Ultimately, the tactile sensation of charcoal digging and blending into the plaster substrate has given her a way to echo the slightly surreal, haunting feeling of daguerreotypes. “I remember seeing old photos at thrift stores, anonymous photos that just wound up there. I think the connection I made had something to do with loss,” she says, explaining why she stays with black and white compositions,
eschewing color. “And they are calming. I think there’s a collective longing for stillness in our lives. I wanted to address that a little bit in what I do.”
Victoria Haven, an artist and long-time friend from college, noted Andre’s capacity to articulate emotional and psychological depth in her work using simple materials. “The visual rigor, evident in her earlier work, feels more finely tuned in her current drawings based on animals,” Haven says, adding that Andre’s “attention to detail and exquisite mark-making expands beyond the external work of forms and surfaces to encompass the complex interior life of her earthly subjects.”

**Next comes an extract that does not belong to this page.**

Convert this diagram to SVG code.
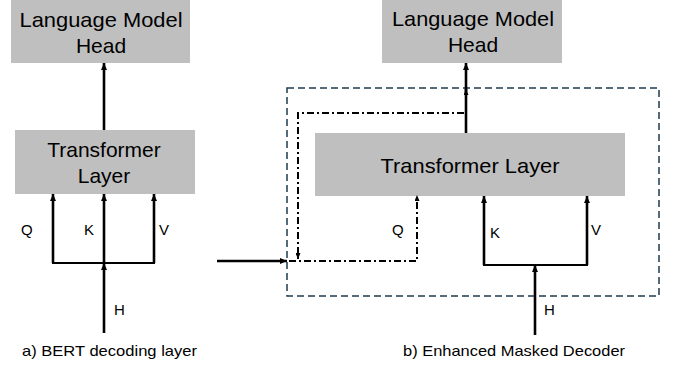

For each work, Andre references upwards of 40 images to get a feel for the animal, but she never copies any particular image. “My process is that I use references to see how the animal functions and moves. Often, I have photos up, but it’s never just one or two, it’s many, many images.”
Karanina Madden-Krall, aviation art collections manager at the Albuquerque International Sunport, noted that Andre’s attention to detail is like that of a biologist, almost scientific. “But with a softness,” she adds. “Lee brings a real emotional aspect to these animals in a way that makes you appreciate this beautiful earth and all of its creatures.”
Larger issues are always at play in Andre’s work. For example, the painting Plight of the Key Deer began as a study of an endangered species but morphed into something more. “When I put the crows into the composition,” she explains, “they were design elements, but they are also harbingers of death. It reminded me of all that I was going through with the loss of my husband. I started thinking of how innocent creatures are in the face of death. We can’t know what fate will bring us; we’re oblivious to the amount of time we have.”
Fellow artist William Haskell first saw Andre’s work two years ago and was immediately drawn to her “soulful elegance.” As he explains it, “Her paintings are both captivating and understated, obviously a self-portrait of the artist. I think what you have seen so far is the tip of the iceberg.”
Andre’s days are solitary by choice, but lately she’s been thinking of moving to Santa Fe to be closer to her sister and the art community out West, which seems to offer a sense of renewal. Wherever she lands, her creations will always carry a tiny piece of her husband and their shared past: she seals each drawing with a red stamp, her name in Korean, and the first gift Brian gave her.
“When I talked about my work being about loss,” Andre says, “I suppose it’s really about love also. I don’t think loss happens unless there was love in the first place.”